WHAT YOU NEED TO DO: Retype each line of the material exactly, please, skipping any picture in it.

------ GIVEN MATERIAL ------

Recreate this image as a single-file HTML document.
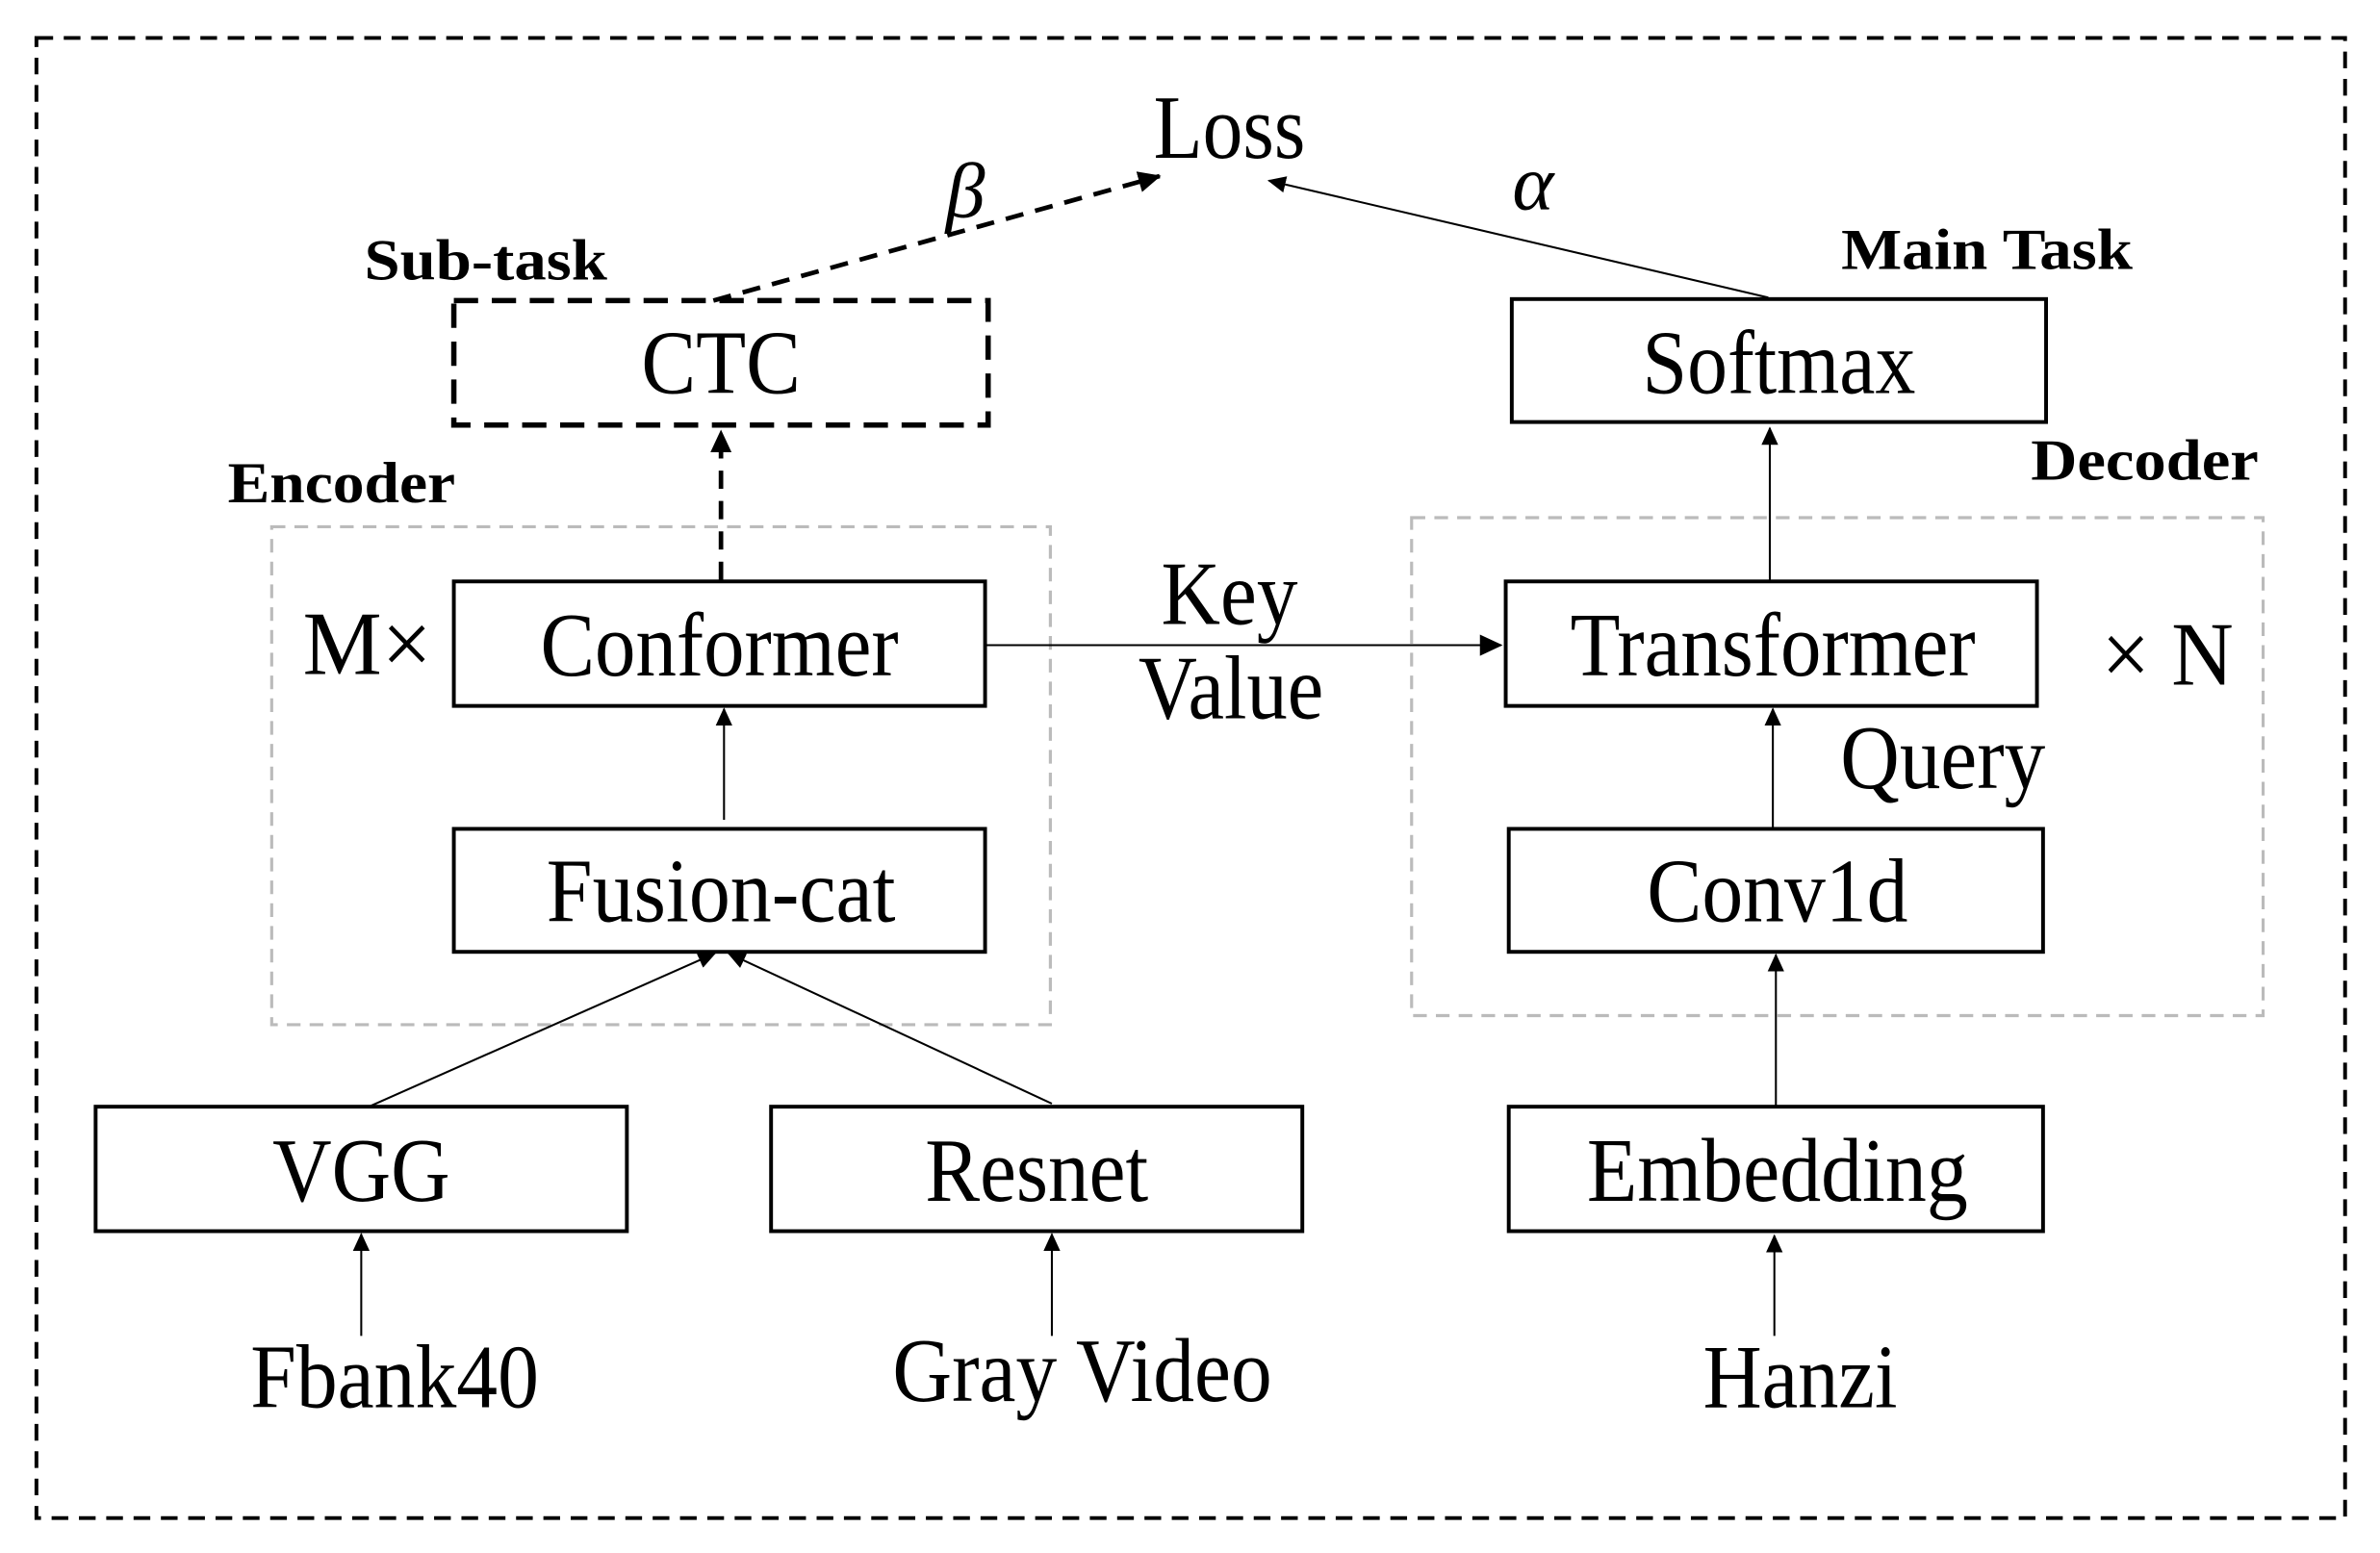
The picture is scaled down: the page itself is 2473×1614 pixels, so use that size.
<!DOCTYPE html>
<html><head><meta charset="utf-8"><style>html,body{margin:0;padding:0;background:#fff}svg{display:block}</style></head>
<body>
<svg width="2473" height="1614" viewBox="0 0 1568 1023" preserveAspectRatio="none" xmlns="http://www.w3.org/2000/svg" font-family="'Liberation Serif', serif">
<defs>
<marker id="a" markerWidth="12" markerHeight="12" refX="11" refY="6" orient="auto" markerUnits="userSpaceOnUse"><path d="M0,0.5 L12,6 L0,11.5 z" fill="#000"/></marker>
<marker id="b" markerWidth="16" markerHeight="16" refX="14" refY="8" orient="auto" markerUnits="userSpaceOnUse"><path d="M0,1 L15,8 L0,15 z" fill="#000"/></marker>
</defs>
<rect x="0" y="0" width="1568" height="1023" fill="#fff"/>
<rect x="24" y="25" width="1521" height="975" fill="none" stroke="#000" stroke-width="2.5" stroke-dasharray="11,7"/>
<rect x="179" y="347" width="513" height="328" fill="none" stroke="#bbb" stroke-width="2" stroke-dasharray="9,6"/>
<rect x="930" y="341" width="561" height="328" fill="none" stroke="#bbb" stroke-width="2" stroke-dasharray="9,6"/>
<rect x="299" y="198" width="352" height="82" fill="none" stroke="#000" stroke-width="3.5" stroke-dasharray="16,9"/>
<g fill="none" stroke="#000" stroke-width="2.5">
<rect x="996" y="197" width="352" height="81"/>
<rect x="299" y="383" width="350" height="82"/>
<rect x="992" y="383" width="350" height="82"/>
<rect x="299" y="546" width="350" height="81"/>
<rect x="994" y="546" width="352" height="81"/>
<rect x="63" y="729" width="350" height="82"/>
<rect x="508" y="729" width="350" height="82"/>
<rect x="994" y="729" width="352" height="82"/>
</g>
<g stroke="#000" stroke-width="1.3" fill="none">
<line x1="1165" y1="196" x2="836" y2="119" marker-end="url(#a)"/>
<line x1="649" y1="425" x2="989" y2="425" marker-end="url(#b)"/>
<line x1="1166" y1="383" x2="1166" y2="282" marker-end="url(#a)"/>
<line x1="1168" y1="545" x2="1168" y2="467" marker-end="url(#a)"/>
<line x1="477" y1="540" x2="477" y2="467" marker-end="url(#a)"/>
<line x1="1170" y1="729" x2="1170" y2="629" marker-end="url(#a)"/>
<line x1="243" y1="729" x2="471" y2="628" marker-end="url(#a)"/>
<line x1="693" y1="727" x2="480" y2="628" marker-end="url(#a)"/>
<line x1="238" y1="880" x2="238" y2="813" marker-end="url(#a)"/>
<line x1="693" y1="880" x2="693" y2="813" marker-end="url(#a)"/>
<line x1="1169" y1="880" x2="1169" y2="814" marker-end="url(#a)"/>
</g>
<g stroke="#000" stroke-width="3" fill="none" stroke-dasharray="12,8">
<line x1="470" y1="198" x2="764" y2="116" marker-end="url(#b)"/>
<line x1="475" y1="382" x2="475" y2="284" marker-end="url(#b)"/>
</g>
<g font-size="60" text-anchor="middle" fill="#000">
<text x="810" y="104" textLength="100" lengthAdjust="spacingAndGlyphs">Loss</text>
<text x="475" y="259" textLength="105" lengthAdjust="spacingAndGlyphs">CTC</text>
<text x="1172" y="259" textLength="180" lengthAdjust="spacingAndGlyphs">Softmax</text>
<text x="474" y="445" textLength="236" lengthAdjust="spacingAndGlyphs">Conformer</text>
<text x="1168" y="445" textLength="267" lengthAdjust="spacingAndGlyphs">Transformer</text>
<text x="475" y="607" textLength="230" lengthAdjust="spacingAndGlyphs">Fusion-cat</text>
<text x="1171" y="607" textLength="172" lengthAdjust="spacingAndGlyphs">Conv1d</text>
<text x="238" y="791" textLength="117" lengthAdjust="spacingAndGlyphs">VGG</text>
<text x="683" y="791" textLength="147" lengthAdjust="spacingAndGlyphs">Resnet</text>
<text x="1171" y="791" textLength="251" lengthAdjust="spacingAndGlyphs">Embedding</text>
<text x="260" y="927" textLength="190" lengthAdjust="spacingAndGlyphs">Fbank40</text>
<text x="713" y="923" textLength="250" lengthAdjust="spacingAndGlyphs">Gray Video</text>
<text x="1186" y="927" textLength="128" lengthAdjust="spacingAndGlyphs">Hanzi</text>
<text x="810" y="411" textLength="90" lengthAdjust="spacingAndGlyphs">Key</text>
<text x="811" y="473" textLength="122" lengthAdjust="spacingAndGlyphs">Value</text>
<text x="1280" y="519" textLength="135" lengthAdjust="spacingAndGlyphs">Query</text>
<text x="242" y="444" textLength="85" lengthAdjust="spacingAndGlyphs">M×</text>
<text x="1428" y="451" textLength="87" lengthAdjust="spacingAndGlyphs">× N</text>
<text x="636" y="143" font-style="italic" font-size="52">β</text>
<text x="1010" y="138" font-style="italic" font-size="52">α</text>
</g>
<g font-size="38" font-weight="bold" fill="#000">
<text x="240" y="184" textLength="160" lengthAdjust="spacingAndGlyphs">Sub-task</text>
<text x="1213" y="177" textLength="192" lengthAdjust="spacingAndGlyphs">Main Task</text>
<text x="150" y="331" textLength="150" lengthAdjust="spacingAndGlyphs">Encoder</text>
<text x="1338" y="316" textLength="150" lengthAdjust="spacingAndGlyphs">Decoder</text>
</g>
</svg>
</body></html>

------

FINISHED EXERCISE:
Recreate this image as a single-file HTML document.
The picture is scaled down: the page itself is 2473×1614 pixels, so use that size.
<!DOCTYPE html>
<html><head><meta charset="utf-8"><style>html,body{margin:0;padding:0;background:#fff}svg{display:block}</style></head>
<body>
<svg width="2473" height="1614" viewBox="0 0 1568 1023" preserveAspectRatio="none" xmlns="http://www.w3.org/2000/svg" font-family="'Liberation Serif', serif">
<defs>
<marker id="a" markerWidth="12" markerHeight="12" refX="11" refY="6" orient="auto" markerUnits="userSpaceOnUse"><path d="M0,0.5 L12,6 L0,11.5 z" fill="#000"/></marker>
<marker id="b" markerWidth="16" markerHeight="16" refX="14" refY="8" orient="auto" markerUnits="userSpaceOnUse"><path d="M0,1 L15,8 L0,15 z" fill="#000"/></marker>
</defs>
<rect x="0" y="0" width="1568" height="1023" fill="#fff"/>
<rect x="24" y="25" width="1521" height="975" fill="none" stroke="#000" stroke-width="2.5" stroke-dasharray="11,7"/>
<rect x="179" y="347" width="513" height="328" fill="none" stroke="#bbb" stroke-width="2" stroke-dasharray="9,6"/>
<rect x="930" y="341" width="561" height="328" fill="none" stroke="#bbb" stroke-width="2" stroke-dasharray="9,6"/>
<rect x="299" y="198" width="352" height="82" fill="none" stroke="#000" stroke-width="3.5" stroke-dasharray="16,9"/>
<g fill="none" stroke="#000" stroke-width="2.5">
<rect x="996" y="197" width="352" height="81"/>
<rect x="299" y="383" width="350" height="82"/>
<rect x="992" y="383" width="350" height="82"/>
<rect x="299" y="546" width="350" height="81"/>
<rect x="994" y="546" width="352" height="81"/>
<rect x="63" y="729" width="350" height="82"/>
<rect x="508" y="729" width="350" height="82"/>
<rect x="994" y="729" width="352" height="82"/>
</g>
<g stroke="#000" stroke-width="1.3" fill="none">
<line x1="1165" y1="196" x2="836" y2="119" marker-end="url(#a)"/>
<line x1="649" y1="425" x2="989" y2="425" marker-end="url(#b)"/>
<line x1="1166" y1="383" x2="1166" y2="282" marker-end="url(#a)"/>
<line x1="1168" y1="545" x2="1168" y2="467" marker-end="url(#a)"/>
<line x1="477" y1="540" x2="477" y2="467" marker-end="url(#a)"/>
<line x1="1170" y1="729" x2="1170" y2="629" marker-end="url(#a)"/>
<line x1="243" y1="729" x2="471" y2="628" marker-end="url(#a)"/>
<line x1="693" y1="727" x2="480" y2="628" marker-end="url(#a)"/>
<line x1="238" y1="880" x2="238" y2="813" marker-end="url(#a)"/>
<line x1="693" y1="880" x2="693" y2="813" marker-end="url(#a)"/>
<line x1="1169" y1="880" x2="1169" y2="814" marker-end="url(#a)"/>
</g>
<g stroke="#000" stroke-width="3" fill="none" stroke-dasharray="12,8">
<line x1="470" y1="198" x2="764" y2="116" marker-end="url(#b)"/>
<line x1="475" y1="382" x2="475" y2="284" marker-end="url(#b)"/>
</g>
<g font-size="60" text-anchor="middle" fill="#000">
<text x="810" y="104" textLength="100" lengthAdjust="spacingAndGlyphs">Loss</text>
<text x="475" y="259" textLength="105" lengthAdjust="spacingAndGlyphs">CTC</text>
<text x="1172" y="259" textLength="180" lengthAdjust="spacingAndGlyphs">Softmax</text>
<text x="474" y="445" textLength="236" lengthAdjust="spacingAndGlyphs">Conformer</text>
<text x="1168" y="445" textLength="267" lengthAdjust="spacingAndGlyphs">Transformer</text>
<text x="475" y="607" textLength="230" lengthAdjust="spacingAndGlyphs">Fusion-cat</text>
<text x="1171" y="607" textLength="172" lengthAdjust="spacingAndGlyphs">Conv1d</text>
<text x="238" y="791" textLength="117" lengthAdjust="spacingAndGlyphs">VGG</text>
<text x="683" y="791" textLength="147" lengthAdjust="spacingAndGlyphs">Resnet</text>
<text x="1171" y="791" textLength="251" lengthAdjust="spacingAndGlyphs">Embedding</text>
<text x="260" y="927" textLength="190" lengthAdjust="spacingAndGlyphs">Fbank40</text>
<text x="713" y="923" textLength="250" lengthAdjust="spacingAndGlyphs">Gray Video</text>
<text x="1186" y="927" textLength="128" lengthAdjust="spacingAndGlyphs">Hanzi</text>
<text x="810" y="411" textLength="90" lengthAdjust="spacingAndGlyphs">Key</text>
<text x="811" y="473" textLength="122" lengthAdjust="spacingAndGlyphs">Value</text>
<text x="1280" y="519" textLength="135" lengthAdjust="spacingAndGlyphs">Query</text>
<text x="242" y="444" textLength="85" lengthAdjust="spacingAndGlyphs">M×</text>
<text x="1428" y="451" textLength="87" lengthAdjust="spacingAndGlyphs">× N</text>
<text x="636" y="143" font-style="italic" font-size="52">β</text>
<text x="1010" y="138" font-style="italic" font-size="52">α</text>
</g>
<g font-size="38" font-weight="bold" fill="#000">
<text x="240" y="184" textLength="160" lengthAdjust="spacingAndGlyphs">Sub-task</text>
<text x="1213" y="177" textLength="192" lengthAdjust="spacingAndGlyphs">Main Task</text>
<text x="150" y="331" textLength="150" lengthAdjust="spacingAndGlyphs">Encoder</text>
<text x="1338" y="316" textLength="150" lengthAdjust="spacingAndGlyphs">Decoder</text>
</g>
</svg>
</body></html>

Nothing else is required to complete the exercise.